EDF a construit un leadership mondial dans la gestion du service public de l'électricité et il est d'abord un opérateur public, fier de ses racines ; il s'est développé dans l'ensemble des composantes du secteur de l'énergie. Il est aujourd'hui le premier acteur mondial, fort de l'expérience acquise, de son expertise, de ses traditions, des qualités humaines qu'il a su intégrer et de ses ambitions, qui sont clairement internationales. Le 25 novembre 2009, j'ai pris la présidence de ce groupe. J'ai depuis lors tenté de structurer une stratégie industrielle, au demeurant fort simple et dont les piliers correspondent aux grands domaines d'expertise du groupe. En amont du cycle industriel, il y a la production sous toutes ses formes, nucléaire, hydroélectrique, thermique, énergies renouvelables. C'est un métier international, qui a vocation à rayonner dans le monde entier. J'ai confié à Hervé Machenaud la responsabilité de la production, quelle que soit l'énergie concernée, y compris donc la filière nucléaire.

L'aval du cycle est moins bien identifié à l'international. Nous l'appelons dans le jargon interne « l'optimisation » : comment optimiser les infrastructures de production, de transport, de distribution, lourdement capitalistiques, afin d'optimiser les investissements et le service ? Il y a aussi le commerce, la gestion des services clients et le trading, c'est-à-dire l'optimisation de l'alimentation en matières premières.

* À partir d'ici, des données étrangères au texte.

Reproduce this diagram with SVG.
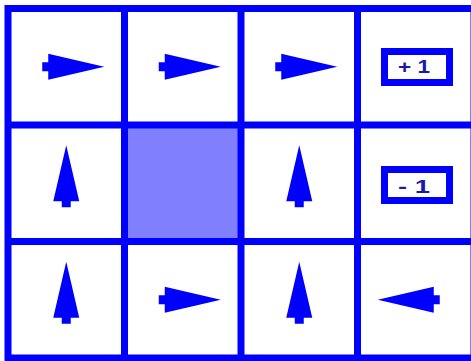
<svg xmlns="http://www.w3.org/2000/svg" width="471" height="361" viewBox="0 0 471 361">
<style>
.grid{stroke:#0000ff;stroke-width:7;fill:none}
.arrow{fill:#0000ff}
.box{fill:#ffffff;stroke:#0000ff;stroke-width:7}
.lbl{font-family:"Liberation Sans",Arial,sans-serif;font-weight:bold;font-size:18px;fill:#1a1aa8;text-anchor:middle}
</style>
<defs>
<path id="arr" d="M38,0 L-18,-13 L-18,-4.5 L-24,-4.5 L-24,4.5 L-18,4.5 L-18,13 Z"/>
</defs>
<rect x="0" y="0" width="471" height="361" fill="#ffffff"/>
<g id="cell-1-1"><rect x="124.5" y="125" width="116.5" height="116.5" fill="#8080ff"/></g>
<g id="connectors" class="grid">
<rect x="8" y="8.5" width="466" height="349.5"/>
<line x1="124.5" y1="8.5" x2="124.5" y2="358"/>
<line x1="241" y1="8.5" x2="241" y2="358"/>
<line x1="357.5" y1="8.5" x2="357.5" y2="358"/>
<line x1="8" y1="125" x2="474" y2="125"/>
<line x1="8" y1="241.5" x2="474" y2="241.5"/>
</g>
<g id="cell-0-0"><use href="#arr" class="arrow" transform="translate(66.25,66.75)"/></g>
<g id="cell-0-1"><use href="#arr" class="arrow" transform="translate(182.75,66.75)"/></g>
<g id="cell-0-2"><use href="#arr" class="arrow" transform="translate(299.25,66.75)"/></g>
<g id="cell-0-3"><rect class="box" x="384.5" y="51.5" width="65" height="31"/><text class="lbl" x="414" y="72.5" textLength="32" lengthAdjust="spacingAndGlyphs">+ 1</text></g>
<g id="cell-1-0"><use href="#arr" class="arrow" transform="translate(66.25,183.25) rotate(-90)"/></g>
<g id="cell-1-2"><use href="#arr" class="arrow" transform="translate(299.25,183.25) rotate(-90)"/></g>
<g id="cell-1-3"><rect class="box" x="384.5" y="169.5" width="65" height="31"/><text class="lbl" x="414" y="192.5" textLength="32" lengthAdjust="spacingAndGlyphs">- 1</text></g>
<g id="cell-2-0"><use href="#arr" class="arrow" transform="translate(66.25,299.75) rotate(-90)"/></g>
<g id="cell-2-1"><use href="#arr" class="arrow" transform="translate(182.75,299.75)"/></g>
<g id="cell-2-2"><use href="#arr" class="arrow" transform="translate(299.25,299.75) rotate(-90)"/></g>
<g id="cell-2-3"><use href="#arr" class="arrow" transform="translate(415.75,299.75) rotate(180)"/></g>
</svg>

S'y ajoute une autre composante, qui pourrait paraître étrange, la gestion des tarifs. Il s'agit de savoir comment on peut, à équivalence de capacité, permettre à tous d'accéder à ce service public essentiel, grâce à une gestion tarifaire fine. Vous connaissez cette gestion, que les Français perçoivent plus ou moins bien car elle est complexe. Elle est aussi un élément essentiel de l'accessibilité et de la qualité du service offert. Cette expertise développée par notre groupe est rare, elle est très sollicitée dans de nombreux pays.

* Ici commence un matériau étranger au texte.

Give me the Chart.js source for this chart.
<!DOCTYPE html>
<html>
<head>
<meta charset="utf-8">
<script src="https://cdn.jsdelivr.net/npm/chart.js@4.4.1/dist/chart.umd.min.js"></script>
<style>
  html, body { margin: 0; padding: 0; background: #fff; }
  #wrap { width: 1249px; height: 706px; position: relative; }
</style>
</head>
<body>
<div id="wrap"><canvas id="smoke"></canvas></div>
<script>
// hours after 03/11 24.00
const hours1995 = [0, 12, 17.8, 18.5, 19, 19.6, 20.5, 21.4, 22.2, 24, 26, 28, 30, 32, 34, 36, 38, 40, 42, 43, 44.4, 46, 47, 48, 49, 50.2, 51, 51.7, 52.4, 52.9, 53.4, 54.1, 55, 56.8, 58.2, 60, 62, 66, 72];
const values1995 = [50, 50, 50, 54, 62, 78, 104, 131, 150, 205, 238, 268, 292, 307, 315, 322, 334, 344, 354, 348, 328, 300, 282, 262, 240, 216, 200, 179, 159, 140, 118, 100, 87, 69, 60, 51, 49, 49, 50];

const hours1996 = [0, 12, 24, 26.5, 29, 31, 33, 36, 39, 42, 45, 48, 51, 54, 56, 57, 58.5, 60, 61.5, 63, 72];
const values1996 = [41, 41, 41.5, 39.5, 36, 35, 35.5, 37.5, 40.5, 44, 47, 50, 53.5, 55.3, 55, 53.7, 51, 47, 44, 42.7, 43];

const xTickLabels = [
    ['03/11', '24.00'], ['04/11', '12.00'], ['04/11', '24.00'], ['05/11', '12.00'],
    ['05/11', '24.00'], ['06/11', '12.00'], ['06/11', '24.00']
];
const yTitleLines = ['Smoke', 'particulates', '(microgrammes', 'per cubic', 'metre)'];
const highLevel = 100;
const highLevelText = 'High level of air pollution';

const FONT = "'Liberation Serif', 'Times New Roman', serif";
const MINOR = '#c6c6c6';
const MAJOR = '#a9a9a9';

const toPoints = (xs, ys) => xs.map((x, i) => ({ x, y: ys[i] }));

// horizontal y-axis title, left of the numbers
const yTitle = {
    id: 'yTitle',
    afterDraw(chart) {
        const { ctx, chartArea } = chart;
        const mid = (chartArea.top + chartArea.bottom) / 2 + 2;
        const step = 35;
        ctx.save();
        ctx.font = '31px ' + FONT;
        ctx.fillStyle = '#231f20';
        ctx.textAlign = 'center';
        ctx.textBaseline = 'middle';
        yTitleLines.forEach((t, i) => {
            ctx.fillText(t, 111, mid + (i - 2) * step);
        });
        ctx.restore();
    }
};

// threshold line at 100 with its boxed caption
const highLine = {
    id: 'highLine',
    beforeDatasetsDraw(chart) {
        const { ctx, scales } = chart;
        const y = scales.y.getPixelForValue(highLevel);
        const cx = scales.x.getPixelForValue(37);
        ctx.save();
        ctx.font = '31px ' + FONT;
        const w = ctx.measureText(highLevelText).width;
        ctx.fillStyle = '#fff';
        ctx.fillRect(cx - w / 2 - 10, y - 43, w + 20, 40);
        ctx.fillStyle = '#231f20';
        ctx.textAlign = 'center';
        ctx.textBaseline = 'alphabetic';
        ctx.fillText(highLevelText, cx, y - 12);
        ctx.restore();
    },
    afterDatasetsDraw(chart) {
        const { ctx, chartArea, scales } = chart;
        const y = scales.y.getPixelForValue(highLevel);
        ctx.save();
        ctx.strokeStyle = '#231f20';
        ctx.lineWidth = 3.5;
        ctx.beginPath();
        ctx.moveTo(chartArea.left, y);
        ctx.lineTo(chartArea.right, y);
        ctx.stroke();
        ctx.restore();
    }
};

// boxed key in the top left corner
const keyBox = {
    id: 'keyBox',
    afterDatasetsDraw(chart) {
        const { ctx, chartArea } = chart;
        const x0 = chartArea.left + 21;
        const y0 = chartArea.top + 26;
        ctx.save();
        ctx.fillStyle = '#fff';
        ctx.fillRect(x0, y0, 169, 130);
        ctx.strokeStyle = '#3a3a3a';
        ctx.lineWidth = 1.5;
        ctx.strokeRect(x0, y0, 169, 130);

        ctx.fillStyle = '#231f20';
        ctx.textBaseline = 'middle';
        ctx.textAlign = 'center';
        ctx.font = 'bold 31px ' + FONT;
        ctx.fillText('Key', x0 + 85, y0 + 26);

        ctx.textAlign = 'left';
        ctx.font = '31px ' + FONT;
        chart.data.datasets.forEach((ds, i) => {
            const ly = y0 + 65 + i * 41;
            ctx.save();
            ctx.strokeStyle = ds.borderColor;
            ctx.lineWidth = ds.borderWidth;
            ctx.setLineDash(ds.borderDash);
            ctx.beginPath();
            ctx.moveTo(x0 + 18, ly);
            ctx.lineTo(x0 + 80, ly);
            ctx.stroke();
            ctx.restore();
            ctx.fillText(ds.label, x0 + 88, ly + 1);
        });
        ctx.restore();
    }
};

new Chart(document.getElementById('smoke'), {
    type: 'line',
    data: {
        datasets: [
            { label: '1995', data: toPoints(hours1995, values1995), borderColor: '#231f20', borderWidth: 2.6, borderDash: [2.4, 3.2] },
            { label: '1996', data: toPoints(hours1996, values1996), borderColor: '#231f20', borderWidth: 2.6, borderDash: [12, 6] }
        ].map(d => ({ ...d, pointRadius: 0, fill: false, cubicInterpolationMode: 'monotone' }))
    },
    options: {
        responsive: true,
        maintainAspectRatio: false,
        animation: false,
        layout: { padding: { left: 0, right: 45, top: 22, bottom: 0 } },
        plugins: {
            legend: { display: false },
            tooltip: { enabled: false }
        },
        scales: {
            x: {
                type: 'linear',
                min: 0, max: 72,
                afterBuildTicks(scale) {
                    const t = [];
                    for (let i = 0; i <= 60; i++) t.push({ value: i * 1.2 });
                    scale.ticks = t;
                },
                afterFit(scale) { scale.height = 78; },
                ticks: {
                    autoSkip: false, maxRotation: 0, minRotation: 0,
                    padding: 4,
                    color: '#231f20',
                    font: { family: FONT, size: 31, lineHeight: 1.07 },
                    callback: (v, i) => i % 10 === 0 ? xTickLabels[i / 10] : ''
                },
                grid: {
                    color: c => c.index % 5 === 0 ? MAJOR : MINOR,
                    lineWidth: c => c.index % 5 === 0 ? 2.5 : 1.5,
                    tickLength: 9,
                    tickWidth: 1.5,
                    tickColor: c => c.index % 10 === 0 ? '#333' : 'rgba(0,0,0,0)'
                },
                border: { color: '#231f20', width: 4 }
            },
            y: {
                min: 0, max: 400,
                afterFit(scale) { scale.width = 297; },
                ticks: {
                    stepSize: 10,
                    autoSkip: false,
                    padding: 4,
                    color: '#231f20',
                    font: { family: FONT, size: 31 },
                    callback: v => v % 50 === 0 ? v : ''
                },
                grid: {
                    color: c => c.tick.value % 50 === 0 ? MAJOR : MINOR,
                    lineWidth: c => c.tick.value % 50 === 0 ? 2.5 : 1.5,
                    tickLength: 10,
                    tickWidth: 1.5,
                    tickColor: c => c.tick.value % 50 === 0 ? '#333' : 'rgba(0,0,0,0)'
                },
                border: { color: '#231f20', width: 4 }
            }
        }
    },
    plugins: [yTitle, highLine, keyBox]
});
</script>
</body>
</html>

Entre les deux, il y a les réseaux de transport et de distribution, de plus en plus sophistiqués, dits « intelligents » parce que devant intégrer les nouvelles technologies. Ces trois piliers sont les trois axes de développement du groupe. On peut travailler, au plan international, dans l'amont ou dans l'aval, ou dans les réseaux ; on peut aussi connecter ces composantes afin d'offrir un service intégré, d'une efficacité absolue, qui représente l'idéal de ce que nous pouvons offrir. Mais chaque pilier a vocation à affirmer en lui-même une dimension internationale.

J'ai confié l'amont du cycle, je l'ai dit, à un grand professionnel, un grand industriel, qui a l'habitude de défendre les couleurs de la France ailleurs, en Chine notamment où il a passé quinze années. L'aval a été confié à M. Pierre Lederer, autre grand professionnel qui a passé onze ans de sa vie à construire les nouvelles composantes de l'énergie en Allemagne. Et c'est Mme Michèle Bellon, grande professionnelle également, qui s'occupe des réseaux. La vocation internationale du groupe est évidente. Je ne conçois pas l'identité d'EDF sans une priorité donnée à la conquête internationale - mais sans oublier nos origines ni nos ambitions légitimes ici : le meilleur service d'électricité, au service de la nation.

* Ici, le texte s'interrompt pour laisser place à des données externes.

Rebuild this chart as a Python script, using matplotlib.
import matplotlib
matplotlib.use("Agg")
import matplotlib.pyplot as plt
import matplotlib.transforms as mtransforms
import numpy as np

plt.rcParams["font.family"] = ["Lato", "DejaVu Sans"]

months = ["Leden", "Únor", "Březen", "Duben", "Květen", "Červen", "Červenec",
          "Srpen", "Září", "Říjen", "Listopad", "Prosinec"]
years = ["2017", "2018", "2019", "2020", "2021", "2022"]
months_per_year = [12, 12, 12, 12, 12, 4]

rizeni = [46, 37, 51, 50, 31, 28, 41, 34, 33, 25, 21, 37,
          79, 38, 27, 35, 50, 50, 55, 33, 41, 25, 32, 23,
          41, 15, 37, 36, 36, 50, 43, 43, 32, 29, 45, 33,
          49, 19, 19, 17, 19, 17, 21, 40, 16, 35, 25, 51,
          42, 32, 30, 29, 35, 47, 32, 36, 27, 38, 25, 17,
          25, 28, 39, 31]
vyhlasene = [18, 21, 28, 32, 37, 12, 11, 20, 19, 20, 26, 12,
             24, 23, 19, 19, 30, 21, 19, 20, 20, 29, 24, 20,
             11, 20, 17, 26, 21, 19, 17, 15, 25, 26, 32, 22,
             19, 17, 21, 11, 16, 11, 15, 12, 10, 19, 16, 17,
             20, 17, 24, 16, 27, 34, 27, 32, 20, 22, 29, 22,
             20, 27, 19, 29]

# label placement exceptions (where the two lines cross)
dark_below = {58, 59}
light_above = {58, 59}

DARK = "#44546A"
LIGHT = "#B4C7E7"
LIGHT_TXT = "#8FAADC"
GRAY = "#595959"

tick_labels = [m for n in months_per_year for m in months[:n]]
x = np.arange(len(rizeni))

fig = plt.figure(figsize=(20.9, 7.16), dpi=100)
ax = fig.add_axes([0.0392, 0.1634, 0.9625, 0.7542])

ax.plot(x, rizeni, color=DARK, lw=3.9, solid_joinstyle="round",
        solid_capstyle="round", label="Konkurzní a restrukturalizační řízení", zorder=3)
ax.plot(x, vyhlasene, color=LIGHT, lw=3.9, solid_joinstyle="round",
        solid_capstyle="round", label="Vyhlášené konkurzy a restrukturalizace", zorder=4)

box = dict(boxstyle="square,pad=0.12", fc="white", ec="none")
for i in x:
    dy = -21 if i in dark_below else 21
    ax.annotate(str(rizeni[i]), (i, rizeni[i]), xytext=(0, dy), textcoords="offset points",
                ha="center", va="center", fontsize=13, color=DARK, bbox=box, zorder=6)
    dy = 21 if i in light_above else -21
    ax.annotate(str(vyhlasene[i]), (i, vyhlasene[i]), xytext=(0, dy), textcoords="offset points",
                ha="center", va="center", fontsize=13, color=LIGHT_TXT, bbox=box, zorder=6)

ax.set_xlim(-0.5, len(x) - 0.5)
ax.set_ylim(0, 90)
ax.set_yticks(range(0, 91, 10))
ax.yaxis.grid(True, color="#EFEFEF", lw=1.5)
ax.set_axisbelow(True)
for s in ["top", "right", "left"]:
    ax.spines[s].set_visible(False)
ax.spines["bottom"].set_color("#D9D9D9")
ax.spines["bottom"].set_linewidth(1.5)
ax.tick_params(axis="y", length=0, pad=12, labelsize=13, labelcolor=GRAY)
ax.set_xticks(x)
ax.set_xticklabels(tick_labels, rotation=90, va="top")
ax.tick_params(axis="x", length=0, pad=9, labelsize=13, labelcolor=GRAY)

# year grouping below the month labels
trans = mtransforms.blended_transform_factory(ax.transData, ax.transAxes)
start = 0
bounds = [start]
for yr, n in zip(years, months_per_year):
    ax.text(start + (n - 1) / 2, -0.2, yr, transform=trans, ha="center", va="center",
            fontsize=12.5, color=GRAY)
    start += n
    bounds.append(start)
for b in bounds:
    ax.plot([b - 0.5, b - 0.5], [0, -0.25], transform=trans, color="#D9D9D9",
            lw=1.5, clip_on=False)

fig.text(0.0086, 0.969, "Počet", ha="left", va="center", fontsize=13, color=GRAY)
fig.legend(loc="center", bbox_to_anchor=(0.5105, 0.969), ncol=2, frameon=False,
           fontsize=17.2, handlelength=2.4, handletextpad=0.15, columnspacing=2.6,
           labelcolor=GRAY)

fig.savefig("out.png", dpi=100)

La conception et la construction d'unités de production n'ont pas le même horizon géographique que l'activité liée aux réseaux de distribution. Les diverses zones de développement, d'un axe industriel à l'autre, ne se confondent pas totalement. Le groupe réalise déjà 45 % de son chiffre d'affaires à l'étranger, ce pourcentage augmentera sensiblement dans les années à venir. Nous sommes le premier opérateur britannique, le deuxième italien, très présents en Europe centrale, y compris en Allemagne malgré la récente évolution... Le territoire européen est notre marché domestique, nous occupons la deuxième place en Belgique, mais nous sommes présents aussi en Asie, en Chine, où nous construisons le premier EPR ; nous sommes partenaires du premier programme nucléaire chinois. Nous sommes présents au Moyen-Orient, en Afrique où des développements sont prévus, en Amérique latine...

Au Laos, la semaine passée, j'ai inauguré le barrage de Nam Theun. C'est la plus belle réalisation hydroélectrique au monde : 1 070 mégawatts de production électrique ! Cet ouvrage induira à lui seul une augmentation de 3 % du PIB laotien. C'est la plus belle référence que l'on puisse présenter en matière de développement durable dans le secteur de l'énergie.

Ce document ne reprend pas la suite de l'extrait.